** START SOURCE MATERIAL **
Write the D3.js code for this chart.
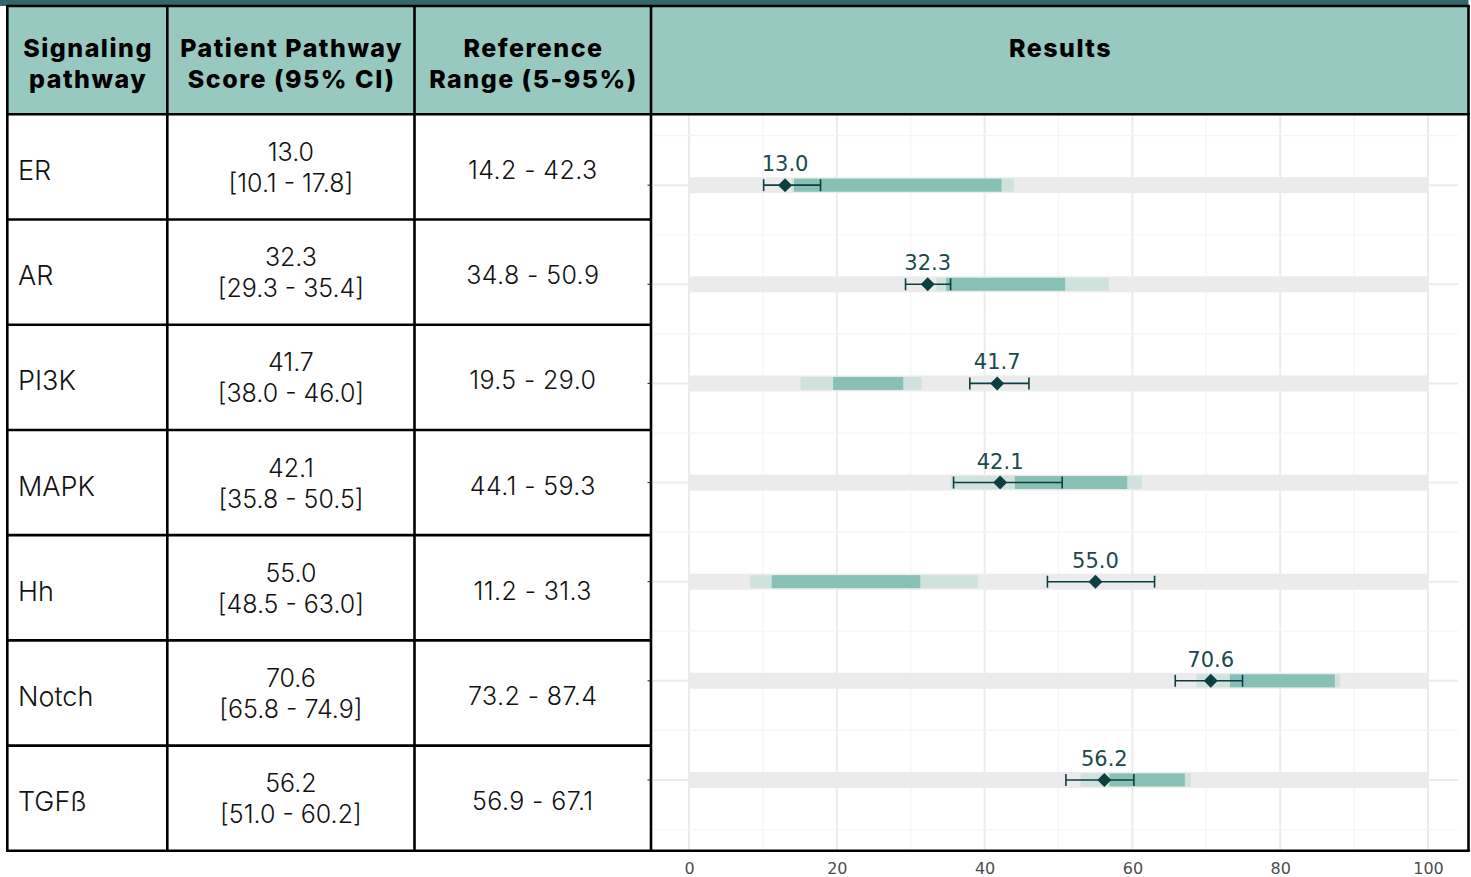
<!DOCTYPE html>
<html>
<head>
<meta charset="utf-8">
<script src="https://cdn.jsdelivr.net/npm/d3@7"></script>
<style>
  html, body { margin: 0; padding: 0; background: #ffffff; }
  svg { display: block; }
</style>
</head>
<body>
<svg id="chart" width="1471" height="877"></svg>
<script>
// ---------------- data ----------------
const pathways   = ["ER", "AR", "PI3K", "MAPK", "Hh", "Notch", "TGFß"];
const scores     = [13.0, 32.3, 41.7, 42.1, 55.0, 70.6, 56.2];
const ciLow      = [10.1, 29.3, 38.0, 35.8, 48.5, 65.8, 51.0];
const ciHigh     = [17.8, 35.4, 46.0, 50.5, 63.0, 74.9, 60.2];
const refLow     = [14.2, 34.8, 19.5, 44.1, 11.2, 73.2, 56.9];
const refHigh    = [42.3, 50.9, 29.0, 59.3, 31.3, 87.4, 67.1];
const outerLow   = [13.9, 33.5, 15.1, 35.4, 8.3, 68.7, 53.0];
const outerHigh  = [44.0, 56.8, 31.5, 61.3, 39.1, 88.1, 67.9];
const xTicks     = [0, 20, 40, 60, 80, 100];
const xMinor     = [10, 30, 50, 70, 90];
const headers    = [["Signaling", "pathway"], ["Patient Pathway", "Score (95% CI)"], ["Reference", "Range (5-95%)"], ["Results"]];

// ---------------- layout ----------------
const svg = d3.select("#chart");
const colX = [7.3, 167.3, 414.5, 651, 1468.5];
const headTop = 6, headBottom = 114.3, tableBottom = 850.8;
const rowH = (tableBottom - headBottom) / pathways.length;

const panel = { left: 653, right: 1458, top: headBottom, bottom: tableBottom };
const x = d3.scaleLinear().domain([0, 100]).range([689, 1428]);
const y = d3.scalePoint().domain(pathways).range([panel.top, panel.bottom]).padding(0.715);

const C = {
  strip: "#31676a", head: "#98c9c1", gray: "#ebebeb", outer: "#cfe2de",
  inner: "#89c0b6", mark: "#0c3f40", label: "#1a4a4c", grid: "#ebebeb", gridMinor: "#f4f4f4"
};

// top strip
svg.append("rect").attr("x", 0).attr("y", 0).attr("width", 1468.5).attr("height", 6).attr("fill", C.strip);
// header fill
svg.append("rect").attr("x", colX[0]).attr("y", headTop).attr("width", colX[4] - colX[0]).attr("height", headBottom - headTop).attr("fill", C.head);

// ---------------- plot panel ----------------
const g = svg.append("g");
// vertical gridlines
g.selectAll("line.vmin").data(xMinor).join("line")
  .attr("x1", d => x(d)).attr("x2", d => x(d)).attr("y1", panel.top).attr("y2", panel.bottom)
  .attr("stroke", C.gridMinor).attr("stroke-width", 1.2);
g.selectAll("line.vmaj").data(xTicks).join("line")
  .attr("x1", d => x(d)).attr("x2", d => x(d)).attr("y1", panel.top).attr("y2", panel.bottom)
  .attr("stroke", C.grid).attr("stroke-width", 2);
// horizontal gridlines
const stepY = y.step();
const minorY = d3.range(pathways.length + 1).map(i => y(pathways[0]) - stepY / 2 + i * stepY)
  .filter(v => v > panel.top && v < panel.bottom);
g.selectAll("line.hmin").data(minorY).join("line")
  .attr("x1", panel.left).attr("x2", panel.right).attr("y1", d => d).attr("y2", d => d)
  .attr("stroke", C.gridMinor).attr("stroke-width", 1.2);
g.selectAll("line.hmaj").data(pathways).join("line")
  .attr("x1", panel.left).attr("x2", panel.right).attr("y1", d => y(d)).attr("y2", d => y(d))
  .attr("stroke", C.grid).attr("stroke-width", 2);

// background bars 0-100
g.selectAll("rect.bg").data(pathways).join("rect")
  .attr("x", x(0)).attr("width", x(100) - x(0))
  .attr("y", d => y(d) - 8).attr("height", 16).attr("fill", C.gray);
// outer range
g.selectAll("rect.outer").data(pathways).join("rect")
  .attr("x", (d, i) => x(outerLow[i])).attr("width", (d, i) => x(outerHigh[i]) - x(outerLow[i]))
  .attr("y", d => y(d) - 6.5).attr("height", 13).attr("fill", C.outer);
// reference range 5-95
g.selectAll("rect.inner").data(pathways).join("rect")
  .attr("x", (d, i) => x(refLow[i])).attr("width", (d, i) => x(refHigh[i]) - x(refLow[i]))
  .attr("y", d => y(d) - 6.5).attr("height", 13).attr("fill", C.inner);

// error bars
const eb = g.selectAll("g.eb").data(pathways).join("g");
eb.append("line")
  .attr("x1", (d, i) => x(ciLow[i])).attr("x2", (d, i) => x(ciHigh[i]))
  .attr("y1", d => y(d)).attr("y2", d => y(d))
  .attr("stroke", C.mark).attr("stroke-width", 1.6);
eb.append("line")
  .attr("x1", (d, i) => x(ciLow[i])).attr("x2", (d, i) => x(ciLow[i]))
  .attr("y1", d => y(d) - 6).attr("y2", d => y(d) + 6)
  .attr("stroke", C.mark).attr("stroke-width", 1.6);
eb.append("line")
  .attr("x1", (d, i) => x(ciHigh[i])).attr("x2", (d, i) => x(ciHigh[i]))
  .attr("y1", d => y(d) - 6).attr("y2", d => y(d) + 6)
  .attr("stroke", C.mark).attr("stroke-width", 1.6);
// diamonds
g.selectAll("path.dia").data(pathways).join("path")
  .attr("d", (d, i) => {
    const cx = x(scores[i]), cy = y(d);
    return `M${cx - 7},${cy} L${cx},${cy - 7} L${cx + 7},${cy} L${cx},${cy + 7} Z`;
  })
  .attr("fill", C.mark);
// score labels
g.selectAll("text.lab").data(pathways).join("text")
  .attr("x", (d, i) => x(scores[i])).attr("y", d => y(d) - 14)
  .attr("text-anchor", "middle")
  .attr("font-family", "DejaVu Sans").attr("font-size", 21).attr("fill", C.label)
  .text((d, i) => scores[i].toFixed(1));

// y ticks
g.selectAll("line.ytick").data(pathways).join("line")
  .attr("x1", 647.5).attr("x2", colX[3]).attr("y1", d => y(d)).attr("y2", d => y(d))
  .attr("stroke", "#333").attr("stroke-width", 1.1);

// x axis labels
const xAxis = d3.axisBottom(x).tickValues(xTicks).tickSize(0).tickPadding(0).tickFormat(d3.format("d"));
const ax = svg.append("g").attr("transform", `translate(0,${tableBottom})`).call(xAxis);
ax.select(".domain").remove();
ax.selectAll("text").attr("font-family", "DejaVu Sans").attr("font-size", 16).attr("fill", "#4d4d4d")
  .attr("dy", null).attr("y", 23);

// ---------------- table ----------------
const bodyFont = "Inter";
const t = svg.append("g");
const hls = 1.5;
// header text
headers.forEach((lines, c) => {
  const cx = (colX[c] + colX[c + 1]) / 2 + hls / 2;
  lines.forEach((ln, k) => {
    t.append("text")
      .attr("x", cx).attr("y", 57 + k * 31)
      .attr("text-anchor", "middle")
      .attr("font-family", bodyFont).attr("font-weight", 800).attr("font-size", 25)
      .attr("letter-spacing", hls)
      .attr("fill", "#000")
      .text(ln);
  });
});
// body rows
pathways.forEach((p, i) => {
  const top = headBottom + i * rowH, mid = top + rowH / 2;
  t.append("text").attr("x", 18).attr("y", mid + 13)
    .attr("font-family", bodyFont).attr("font-weight", 300).attr("font-size", 27).attr("fill", "#111")
    .text(p);
  const c1 = (colX[1] + colX[2]) / 2;
  t.append("text").attr("x", c1).attr("y", mid - 6)
    .attr("text-anchor", "middle")
    .attr("font-family", bodyFont).attr("font-weight", 300).attr("font-size", 25).attr("fill", "#111")
    .text(scores[i].toFixed(1));
  t.append("text").attr("x", c1).attr("y", mid + 25)
    .attr("text-anchor", "middle")
    .attr("font-family", bodyFont).attr("font-weight", 300).attr("font-size", 25).attr("fill", "#111")
    .text(`[${ciLow[i].toFixed(1)} - ${ciHigh[i].toFixed(1)}]`);
  const c2 = (colX[2] + colX[3]) / 2;
  t.append("text").attr("x", c2).attr("y", mid + 12)
    .attr("text-anchor", "middle")
    .attr("font-family", bodyFont).attr("font-weight", 300).attr("font-size", 25).attr("fill", "#111")
    .attr("letter-spacing", 0.4)
    .text(`${refLow[i].toFixed(1)} - ${refHigh[i].toFixed(1)}`);
});

// table borders
const bw = 2.6;
const lines = [];
// verticals
colX.forEach(cx => lines.push([cx, headTop, cx, tableBottom]));
// horizontals
lines.push([colX[0] - bw / 2, headTop, colX[4] + bw / 2, headTop]);
lines.push([colX[0] - bw / 2, headBottom, colX[4] + bw / 2, headBottom]);
d3.range(1, pathways.length).forEach(i => lines.push([colX[0], headBottom + i * rowH, colX[3], headBottom + i * rowH]));
lines.push([colX[0] - bw / 2, tableBottom, colX[4] + bw / 2, tableBottom]);
t.selectAll("line.b").data(lines).join("line")
  .attr("x1", d => d[0]).attr("y1", d => d[1]).attr("x2", d => d[2]).attr("y2", d => d[3])
  .attr("stroke", "#000").attr("stroke-width", bw);
</script>
</body>
</html>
** END SOURCE MATERIAL **
WORK REQUIRED
Search the data for the word "chart" and copy each line where it appears.

RESULT BELOW
Write the D3.js code for this chart.
<svg id="chart" width="1471" height="877"></svg>
const svg = d3.select("#chart");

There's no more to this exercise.